Search warrants reveal new details about Internet Cafe bust

By: Sophia Hernandez | WCTV Eyewitness News
June 10, 2019

TALLAHASSEE, Fla. (WCTV) – On May 23, six different Internet Cafes across Tallahassee were searched by undercover agents equipped with surveillance cameras.

Listed are the locations and names of the six locations:

  • 2764 West Tennessee Street: Zyber 2 Inc aka Euro Boutique
  • 1885 Northwood Blvd: Tallahassee Midtown Arcade Amusement Center
  • 1214 Capital Circle SE: Southern Arcade
  • 3839 North Monroe: Tallahassee North Arcade Amusement Center
  • 1363 East Lafayette Street: Unknown
  • 1350 Mahan Drive: Cyber Connections

    Since the searches, WCTV has learned new information from the search warrants of these busts. Neighboring store owners to these internet cafes are hoping that the closure of these stores means they are gone for good.

    John Buck, owner of Fast Signs, says he suspected that something was "not right" over at Tallahassee Midtown Arcade.

    "We knew that something was going on. We suspected that it...wasn't legal, but we didn't have any evidence, per se," Buck said.

    Many of the storeowners share that they are confused as to the legalities of these "arcades". The warrants help shed some light, indicating that what makes these cafes illegal is instead of directly paying a game or machine as you would in a casino or arcade, the cashiers at the front of the businesses pay out the winnings directly to the customers.

    The warrants also share that when a customer enters these cafes, they pay their playing money, and then are given a code or account number that must be entered before playing on any of the devices or slot machines.

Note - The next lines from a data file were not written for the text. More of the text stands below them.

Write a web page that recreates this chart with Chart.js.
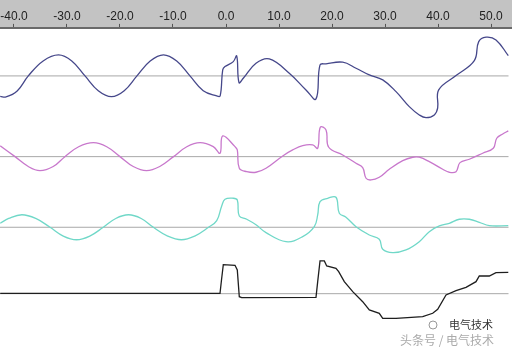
<!DOCTYPE html>
<html>
<head>
<meta charset="utf-8">
<script src="https://cdn.jsdelivr.net/npm/chart.js@4"></script>
<style>
  html, body { margin: 0; padding: 0; background: #fff; }
  #wrap { width: 512px; height: 349px; position: relative; }
</style>
</head>
<body>
<div id="wrap"><canvas id="chart"></canvas></div>
<script>
// time axis (ms) and tick labels
const xMin = -42.64
const xMax = 53.96
const xTicks = [-40, -30, -20, -10, 0, 10, 20, 30, 40, 50]

// channel 1 (navy)
const ch1T = [-42.6, -41.5, -39.4, -37.3, -34.5, -31.6, -29.1, -26.6, -24.1, -21.6, -19.2, -16.8, -14.3, -11.8, -9.3, -6.8, -4.3, -1.75, -1.1,
  -0.62, -0.19, 1.38, 2.02, 2.45, 3.26, 5.66, 8.17, 11.94, 15.09, 16.98, 17.74, 18.87, 22.02, 24.53, 27.04, 29.57, 32.08, 34.58, 36.47, 37.74,
  39.3, 39.94, 40.13, 43.4, 46.85, 47.68, 49.06, 50.94, 53.26]
const ch1V = [-2.05, -2.1, -1.5, 0, 1.5, 2.1, 1.5, 0, -1.48, -2.07, -1.48, 0, 1.48, 2.1, 1.48, 0, -1.48, -2.0, -2.0,
  0.6, 0.93, 1.43, 2.0, -0.67, -0.23, 1.27, 1.7, 0.27, -1.4, -2.3, 1.1, 1.2, 1.37, 0.77, 0.1, -0.4, -1.57, -3.07, -3.9, -4.17,
  -3.9, -3.2, -1.4, 0.03, 1.53, 3.43, 3.87, 3.6, 2.03]

// channel 2 (magenta)
const ch2T = [-42.6, -39.8, -37.3, -35.1, -32.6, -30.4, -27.8, -25.0, -22.5, -20.0, -17.5, -15.0, -12.5, -9.9, -7.4, -4.9, -2.4, -1.13,
  -0.62, 1.7, 2.13, 2.51, 3.91, 5.66, 7.55, 10.7, 12.58, 14.47, 16.36, 17.3, 17.79, 18.87, 19.38, 22.02, 24.53, 25.79, 26.42, 27.36,
  28.92, 30.81, 33.34, 35.23, 36.47, 38.36, 40.89, 42.13, 43.4, 44.15, 45.91, 48.43, 50.43, 51.08, 52.21, 53.26]
const ch2V = [1.08, 0, -0.99, -1.4, -0.99, 0, 0.99, 1.4, 0.99, 0, -0.99, -1.4, -0.99, 0, 0.99, 1.4, 1.0, 0.34,
  2.07, 1.0, 0.67, -1.16, -1.5, -1.56, -1.16, 0.07, 0.67, 1.1, 1.17, 0.84, 2.94, 2.67, 0.94, 0.17, -0.66, -1.1, -2.16, -2.33,
  -2.06, -1.26, -0.4, -0.06, -0.06, -0.5, -1.26, -1.56, -1.5, -0.6, -0.26, 0.34, 0.84, 1.84, 2.27, 2.57]

// channel 3 (cyan)
const ch3T = [-42.6, -41.0, -38.5, -35.9, -33.2, -30.7, -28.2, -25.7, -23.15, -20.8, -18.4, -16.0, -13.7, -11.0, -8.4, -5.9, -3.3, -1.75,
  -0.81, -0.19, 1.38, 2.13, 2.51, 3.91, 5.66, 7.55, 11.32, 14.47, 16.66, 17.3, 17.74, 19.19, 20.75, 21.38, 22.64, 24.53, 27.04,
  28.92, 29.57, 31.45, 33.96, 36.47, 38.36, 40.25, 42.13, 44.02, 45.91, 47.79, 49.68, 53.26]
const ch3V = [0.4, 0.88, 1.25, 0.88, 0, -0.88, -1.25, -0.88, 0, 0.88, 1.25, 0.88, 0, -0.88, -1.25, -0.88, 0, 0.66,
  2.13, 2.8, 2.9, 2.73, 1.13, 0.8, 0.25, -0.54, -1.44, -0.94, 0.06, 1.23, 2.56, 2.9, 3.0, 1.4, 1.0, 0.06, -0.77,
  -1.2, -2.2, -2.54, -2.27, -1.44, -0.44, 0.13, 0.4, 0.8, 0.8, 0.5, 0.16, 0.16]

// channel 4 (black)
const ch4T = [-42.6, -1.13, -0.85, -0.51, 1.7, 2.13, 2.51, 2.96, 16.98, 17.3, 17.74, 18.55, 19.0, 20.75, 21.26, 22.32, 23.91, 25.79,
  27.04, 28.92, 29.57, 32.08, 37.11, 39.0, 39.94, 41.51, 43.4, 45.28, 47.17, 47.79, 49.68, 50.94, 53.26]
const ch4V = [0.04, 0.04, 1.37, 2.9, 2.84, 2.37, -0.3, -0.4, -0.36, 1.2, 3.27, 3.27, 2.77, 2.54, 2.2, 1.2, 0.2, -0.8,
  -1.63, -1.96, -2.46, -2.46, -2.3, -1.96, -1.56, -0.13, 0.3, 0.64, 1.2, 1.77, 1.77, 2.1, 2.14]

const channels = [
  { t: ch1T, v: ch1V, color: '#45478a', tension: 0.4 },
  { t: ch2T, v: ch2V, color: '#c878cc', tension: 0.4 },
  { t: ch3T, v: ch3V, color: '#70d8c8', tension: 0.4 },
  { t: ch4T, v: ch4V, color: '#1e1e1e', tension: 0 }
]
// vertical placement of each trace's zero line
const offsets = [-4.8, -12.87, -19.93, -26.57]

const datasets = []
channels.forEach((ch, i) => {
  datasets.push({
    data: [{ x: xMin, y: offsets[i] }, { x: 53.3, y: offsets[i] }],
    borderColor: '#a8a8a8', borderWidth: 1, pointRadius: 0, tension: 0, order: 5
  })
})
channels.forEach((ch, i) => {
  datasets.push({
    data: ch.t.map((t, k) => ({ x: t, y: ch.v[k] + offsets[i] })),
    borderColor: ch.color, borderWidth: 1.3, pointRadius: 0,
    tension: ch.tension, order: 1
  })
})

const bandPlugin = {
  id: 'band',
  beforeDraw(chart) {
    const { ctx, chartArea } = chart
    ctx.save()
    ctx.fillStyle = '#ffffff'
    ctx.fillRect(0, 0, chart.width, chart.height)
    ctx.fillStyle = '#c3c3c3'
    ctx.fillRect(0, 0, chart.width, chartArea.top)
    ctx.restore()
  },
  afterDraw(chart) {
    const { ctx } = chart
    ctx.save()
    ctx.textBaseline = 'middle'
    ctx.font = '11px "Noto Sans CJK SC"'
    ctx.fillStyle = '#333'
    ctx.textAlign = 'left'
    ctx.fillText('电气技术', 449, 325)
    ctx.strokeStyle = '#999'
    ctx.lineWidth = 1
    ctx.beginPath()
    ctx.arc(433, 325, 4, 0, Math.PI * 2)
    ctx.stroke()
    ctx.font = '12px "Noto Sans CJK SC"'
    ctx.fillStyle = '#aaaaaa'
    ctx.fillText('头条号 / 电气技术', 400, 340)
    ctx.restore()
  }
}

new Chart(document.getElementById('chart'), {
  type: 'line',
  data: { datasets },
  options: {
    responsive: true,
    maintainAspectRatio: false,
    animation: false,
    layout: { padding: { top: 9.5, left: 0, right: 0, bottom: 0 } },
    plugins: { legend: { display: false }, tooltip: { enabled: false } },
    scales: {
      x: {
        type: 'linear',
        position: 'top',
        min: xMin,
        max: xMax,
        afterBuildTicks: (axis) => { axis.ticks = xTicks.map(v => ({ value: v })) },
        ticks: {
          autoSkip: false,
          maxRotation: 0,
          padding: 0,
          color: '#222',
          font: { family: 'Liberation Sans', size: 12 },
          callback: (v) => v.toFixed(1)
        },
        grid: { drawOnChartArea: false, tickLength: 4, color: '#555' },
        border: { color: '#6a6a6a', width: 2 }
      },
      y: {
        type: 'linear',
        display: false,
        min: -32.1,
        max: 0
      }
    }
  },
  plugins: [bandPlugin]
})
</script>
</body>
</html>
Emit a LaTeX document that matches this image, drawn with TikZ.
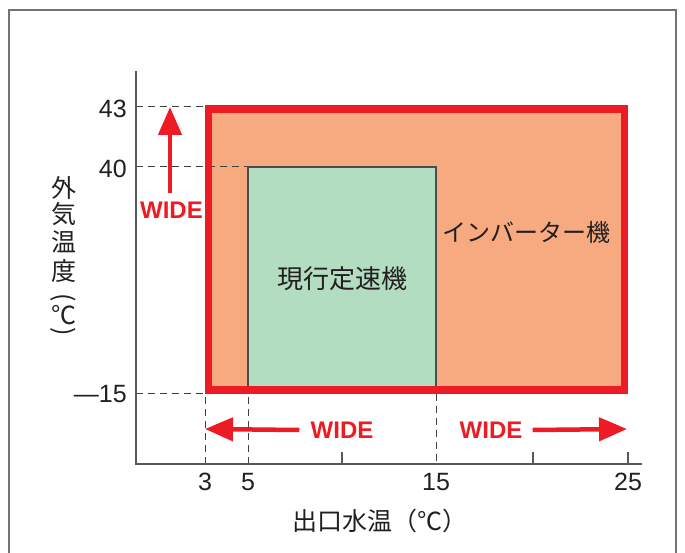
\documentclass[tikz,border=0pt]{standalone}
\usepackage{fontspec}
\setmainfont{Liberation Sans}
\newfontfamily\jp{Noto Sans CJK JP}
\usetikzlibrary{arrows.meta,positioning}
\definecolor{widered}{HTML}{ED1C24}
\definecolor{invfill}{HTML}{F7AA80}
\definecolor{fixfill}{HTML}{B3DDC1}
\definecolor{inkgray}{HTML}{231F20}

\begin{document}
\begin{tikzpicture}[x=1pt,y=-1pt,
  frameline/.style={draw=black!55,line width=1.2pt},
  axisline/.style={draw=black!65,line width=1.5pt},
  guide/.style={draw=black!75,line width=1pt,dash pattern=on 7pt off 5pt},
  widearrow/.style={draw=widered,line width=4.5pt,-{Triangle[length=28pt,width=23pt]}},
  widelabel/.style={text=widered,font=\fontsize{24}{24}\selectfont\bfseries,inner sep=0pt},
  numlabel/.style={text=inkgray,font=\fontsize{25}{25}\selectfont,inner sep=0pt},
  jplabel/.style={text=inkgray,font=\jp\fontsize{25}{25}\selectfont,inner sep=0pt}]
\useasboundingbox (0,0) rectangle (685,553);
% frame, open at the bottom
\draw[frameline] (9,553) -- (9,10) -- (676,10) -- (676,553);
% axes
\coordinate (O) at (136,464);
\coordinate (ytop) at (136,71);
\coordinate (xend) at (642,464);
% inverter range
\fill[invfill] (208.5,109) rectangle (624.5,390);
% dashed guides
\draw[guide] (O |- 0,107) -- (205,107);
\draw[guide] (O |- 0,167) -- (248,167);
\draw[guide] (O |- 0,393) -- (205,393);
\draw[guide] (205,397) -- (205,0 |- O);
\draw[guide] (248,397) -- (248,0 |- O);
\draw[guide] (436,394) -- (436,0 |- O);
% fixed speed range
\draw[fill=fixfill,draw=black!70,line width=1.3pt] (248,167) rectangle (436,386.5);
\draw[draw=widered,line width=7.5pt] (208.5,109) rectangle (624.5,390);
\draw[axisline] (ytop) -- (O) -- (xend);
\foreach \tx in {342,533,628}
  \draw[axisline] (\tx,452) -- (\tx,464);
% tick labels
\node[numlabel,anchor=east] (t43) at (127,109) {43};
\node[numlabel,anchor=east] (t40) at (127,169) {40};
\node[numlabel,anchor=east] (tm15) at (127,394) {—15};
\node[numlabel] (x3) at (205,482) {3};
\node[numlabel] (x5) at (248,482) {5};
\node[numlabel] (x15) at (436,482) {15};
\node[numlabel] (x25) at (628,482) {25};
% axis titles
\node[jplabel] (xtitle) at (380,521) {出口水温（℃）};
\foreach \ch/\yy [count=\i] in {外/187.5,気/214.5,温/242,度/271.5,℃/315}
  \node[jplabel] (ychar\i) at (63.5,\yy) {\ch};
\node[jplabel] (yopen) at (63.5,298) {\rotatebox{-90}{(}};
\node[jplabel] (yclose) at (63.5,332) {\rotatebox{-90}{)}};
% range names
\node[jplabel,font=\jp\fontsize{26}{26}\selectfont] (fixname) at (342,279) {現行定速機};
\node[jplabel,font=\jp\fontsize{24}{24}\selectfont] (invname) at (526,232) {インバーター機};
% WIDE arrows
\coordinate (upfoot) at (170,193);
\coordinate (uptip) at (170,107);
\draw[widearrow] (upfoot) -- (uptip);
\node[widelabel,fill=white,inner sep=1pt] (wideup) at (171.5,210) {WIDE};
\node[widelabel] (wideleft) at (342,430) {WIDE};
\node[widelabel] (wideright) at (491,430) {WIDE};
\coordinate (lefttip) at (205,429);
\coordinate (righttip) at (627,429);
\draw[widearrow] (wideleft.west) ++(-11,0) coordinate (leftfoot) -- (lefttip);
\draw[widearrow] (wideright.east) ++(10,0) coordinate (rightfoot) -- (righttip);
\end{tikzpicture}
\end{document}
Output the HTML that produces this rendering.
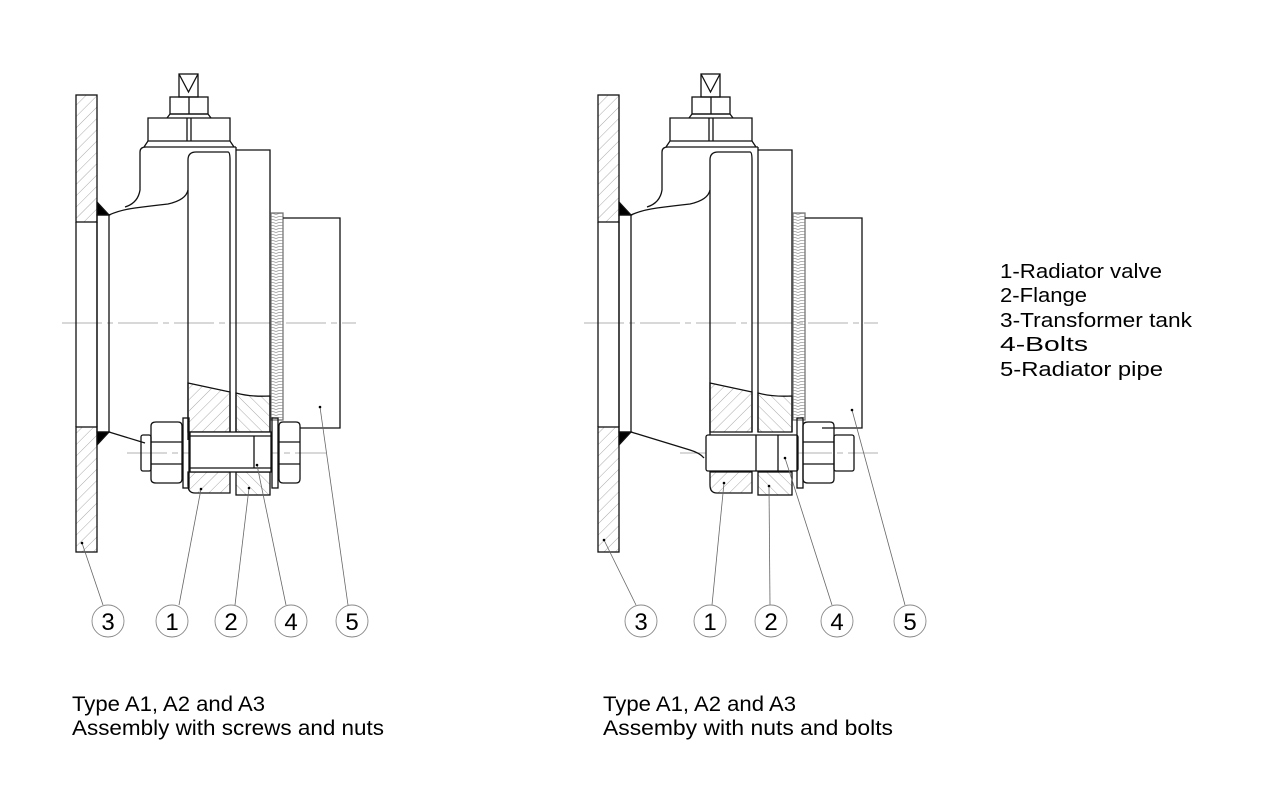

    Cashiers, like the ones in Zyber 2 Inc, can only pay out $500 to an individual in one day. The point system that LCSO and TPD seemed to find consistent in all the cafes, is that $1 equaled 100 points. The amount of points would be translated back into cash, which would then be paid out to the customer upon exiting the facility.

    Buck has experienced it first hand.

    "Well we went in once to look at it, it was just dark and everyone was just on computers playing games and you didn't know...not having done it you didn't know what that really meant. You thought it was gambling," he recalled.

    The warrants indicate that in three locations alone, $21,452.52 was found. 164 monitors, 193 computers and 23 machines were also among the evidence found.

    However the amount is not surprising to store owners like Debbie Hill who said simply, "I'd expect it to be more."

    Many of the store owners that are close to these cafe's say it is not the first time their neighbors have been busted.

    "I think it's a little crazy that they keep getting opened up, shut down, opened back up," shares Hill.

    The warrants also explain that the games and they way the operations were conducted, were similar in all of the cafes.

    Tim Hatcher says that these cafes seem to never go away.

    "They are going to go from here to there, and they are going to stay there going, there's just no hope," he said.

    Store owners are trying to remain cautiously optimistic, but for now, those like Deborah Hatcher say they are just happy to not deal with the late hours, trash, and limited parking.

    "I'm just glad that," Hatcher expresses, "That kind of crowd isn't hanging around anymore."

    Many hope that the cafes stay closed for good, and that justice is served.

    As of now no arrests have been made, but if a person is charged, they could be hit with illegal gambling and money laundering.